Q: You contributed an essay to the book, “The Inspired Leader: 101 Biblical Reflections for Becoming a Person of Influence.” In that essay, you talk a lot about identity and authenticity and the power of the two. With Black History Month nearing its end, how important is it for WWT to not only talk about being an inclusive and diverse workforce, but being authentic in that mission?
A: I came to a much deeper understanding of racial equity issues during my work as co-chair of the Ferguson Commission following the unrest in Ferguson, Missouri, in 2014. We spent 13 months hearing from thousands in our region and thinking carefully about long-term underlying root causes of systemic inequity in our region. The lessons learned from that in terms of creating economic opportunity and fostering a diverse and inclusive workforce for others were life changing for me.

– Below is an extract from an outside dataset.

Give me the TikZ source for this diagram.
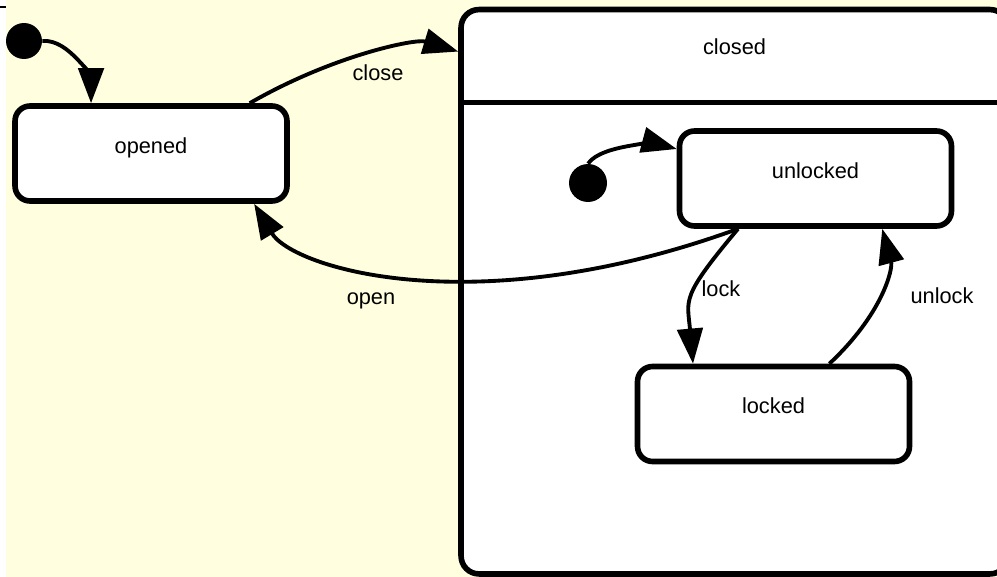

With that perspective, I feel privileged to be sitting on a board of a company headed by a leader of business who is African American and speaks to those issues from his own life experiences. And our chairman and founder Dave Steward leads this company to embrace a culture that provides opportunity and fosters racial equity based on rock solid values from his faith and life experience. Literally every board meeting we spend a substantial time talking about this topic specifically — not just as it relates to our workforce or workplace, but how we relate that to the communities and families we serve.
Q: Are there any topics the board puts focus on that might surprise any given WWT employee?
A: The board focuses on the strategic direction of the company and serving and supporting Jim (Kavanaugh) and his leadership team on executing on a very successful and exciting strategy. So we have deep dives into the strategic growth opportunities that will continue to drive the exceptional growth of the company. We also talk a lot about frontline workers and how our mission, vision and values are played out to reach all employees. This most recent board meeting, we spent time talking about diversity and inclusion and the many initiatives that are underway in that regard. And every meeting, we also talk about a specific challenge the company faces, whether it’s global expansion or supply chain or another operational challenge.
Q: What has you excited about WWT?
A: There is so much to be excited about for the future of WWT. First, WWT is clearly a thought leader and market-leading enterprise. As the services strategy unfolds, it will catapult us to serve our customers in broader ways. You look at the ATC Platform and the opportunity to expand how we drive business outcomes for customers with innovative, scalable solutions. Certainly, supply chain is an incredible part of our future opportunity. And then there’s the vaunted WWT sales engine that is just on fire because of our product offerings and their ability to find new ways to serve customers.